In tribute to New York Fashion Week, I present some favorite favorites. Some might say that betting on winning teams is a cop-out. I say, like a classic Chanel clutch, they will be worth the investment.
Oregon vs. Stanford
I love watching Oregon for mostly one reason -- the hideous uniforms. With nuclear yellow and sludge green, tire tread arm details, sparkly helmets, accents of black and grey, I wonder… is Nike’s Oregon rep totally ahead of the times and what we think is ugly now will be totally hip in a few years? Will these uniforms be publicly shunned then widely accepted like the 2007 Fall Balenciaga show? If the house of Balenciaga is on target, all of us women will soon be wearing fringy scarves, wacky prep school blazers, formal jodpurs and rainbow-bright plastic heels. So, will all college teams in the future look like fabulous gay armies?
Anyhow, Oregon is favored by 17, but I do know that Stanford is that bad. Take the gay army. And use this time to check out the new 3.1 Philip Lim fashion show to see how to really wear bright yellow!
Ohio St. vs. Northwestern
Despite the hit runway shows of Lanvin, you should not but your money behind anyone wearing purple this week. Sure violet looks lovely for a voluminous cocktail frock with dark tights and a patent clutch, but it doesn’t look good getting splattered on the field by this powerhouse team. Come to think of it, Lanvin featured blood red in their fall collection as well…
USC vs. Washington State
With dashing white hair, a nearly flawless winning history, impeccable style and rakish good looks, could Pete Carroll be the sporting equivalent of Oscar de la Renta? Hell, USC and Washington have practically the same colors, but I guarantee you that the Trojans will look like a million bucks and Washington will look like cheap knockoffs by ABS.
Sunday on the Couch
So, we’re officially two weeks into pro football season, and it’s already over. New Englanders are dusting off the golf clubs and booking plane tickets to Arizona, and the sad, sad Buffalo Billies are drinking heavily and looking forward to ice fishing season. What’s the point from now on? There are still several months of daytime boozing to go!
San Diego vs. Greenbay
Yeah, Farve looks superfoxy rocking the salt and pepper look. We kind of want to take him out at the knees, nuzzle in the gray chest hair, cuddle and talk about our feelings. Unfortunately, that’s exactly what the Super Chargers are gonna do, except they will take him out at the knees, nuzzle their helmets in his solar plexus, de-cleat him and (hopefully!) say something under the pile like “now who’s your daddy!”
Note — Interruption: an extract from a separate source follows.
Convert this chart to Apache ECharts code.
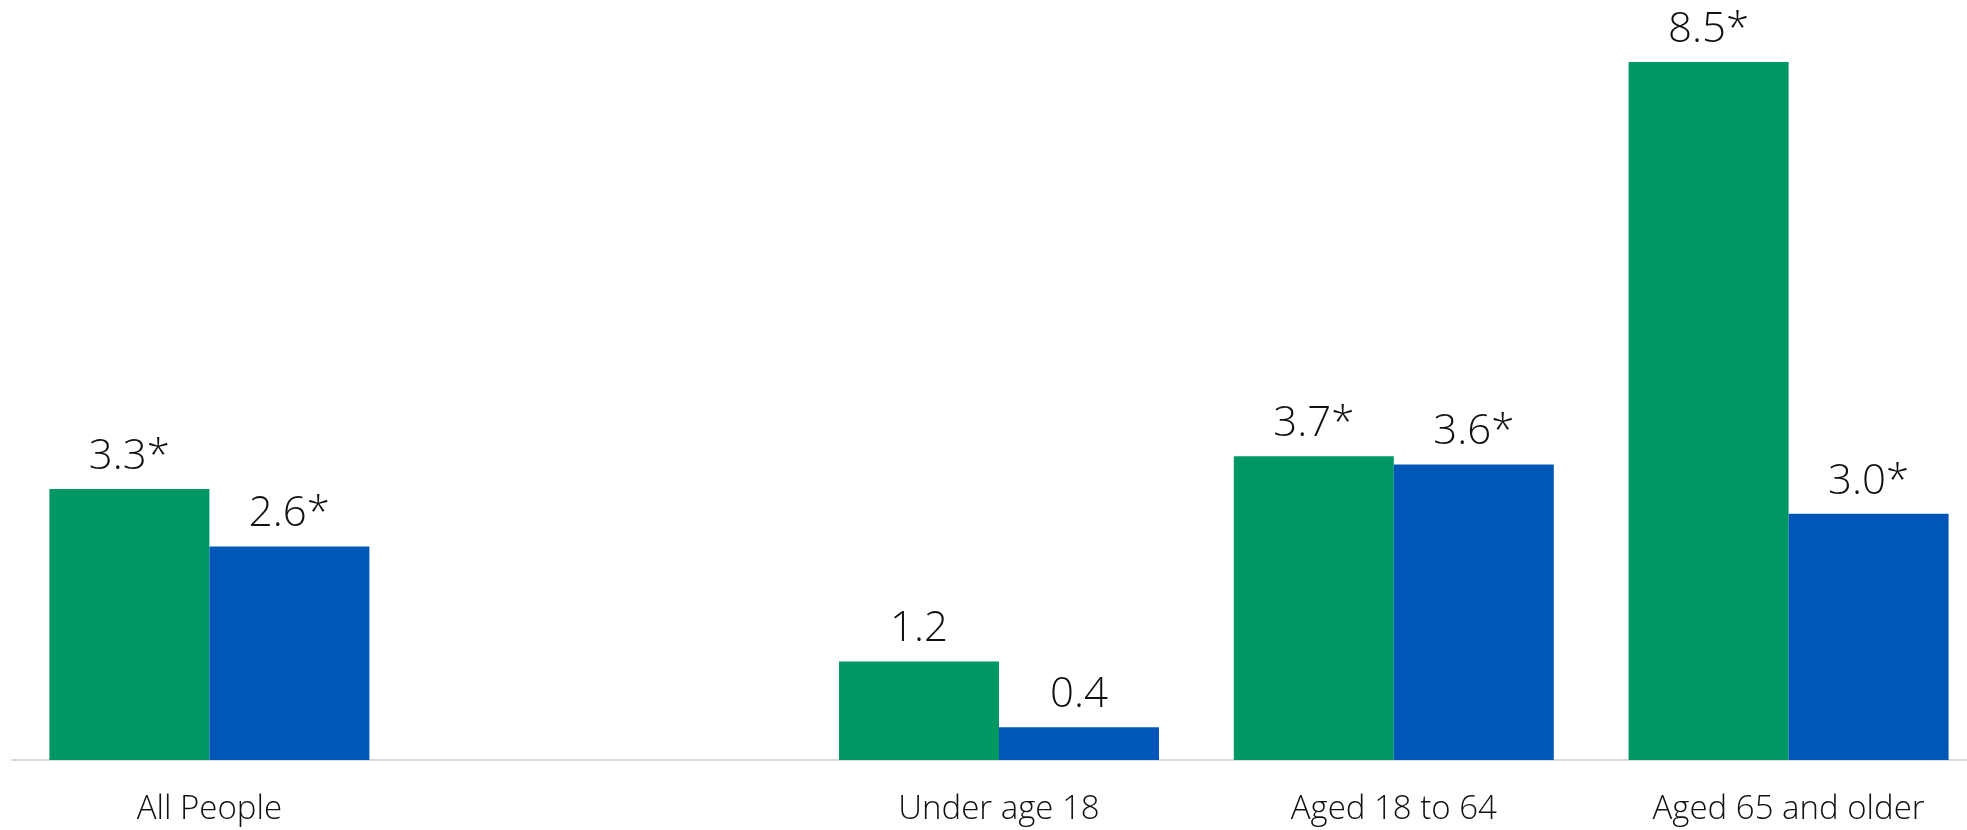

Pittsburgh vs. San Francisco
I don’t care that Sienna Miller called Pittsburgh “Shits-burg.” She leaves the house with a bed sheet belted to her chest and calls it a dress. The Steelers shall now be known as the best dressed team in the league, ‘cause they rocked the old school unis last week. Again, yellow is a terrific color for spring.
St. Louis vs. Tampa Bay
There are so many reasons to hate Florida. Like this. And this. And this. This is my anti-Florida pick of the week, and a shout out to St. L, my boyfriend’s college town. Yes, he had his fair share of fist fights in a Del Taco parking lot back in Mizzou, but that’s nothing compared to what’s happening down in America’s Most Embarrassing State Ever.
Cleveland vs. Oakland
I don’t like that Cleveland’s mascot is the color orange. Or brown. Or, according to Wikipedia, the Brownie Elf, which should definitely be someone’s gay twink porn name if it isn’t already. I may not know a lot about gay porn, but I do know that Oakland can’t get it together. They should really find a way to have a parking lot cam for Raiders games you know those tailgates are terrifying. Get ESPN on the phone.
Time Wasting Tip of the Week:
In case you haven’t noticed, it’s New York Fashion Week. What, do I keep bringing that up? So, if you have a laptop and the game starts to lag, log onto style.com and check out the endless coverage, slideshows, etc. If he asks what you’re doing, tell him you’re on the chat boards with the other fans.
Useful football phrase to throw out when you haven’t been watching the game:
“You know, you see a game that’s 28-6. You know what I see? Missed opportunities.”
Bloody Mary Condiment of the Week:
Hot Lime is spicy, delicious and has a killer citrus kick that is perfect in marys. Yum!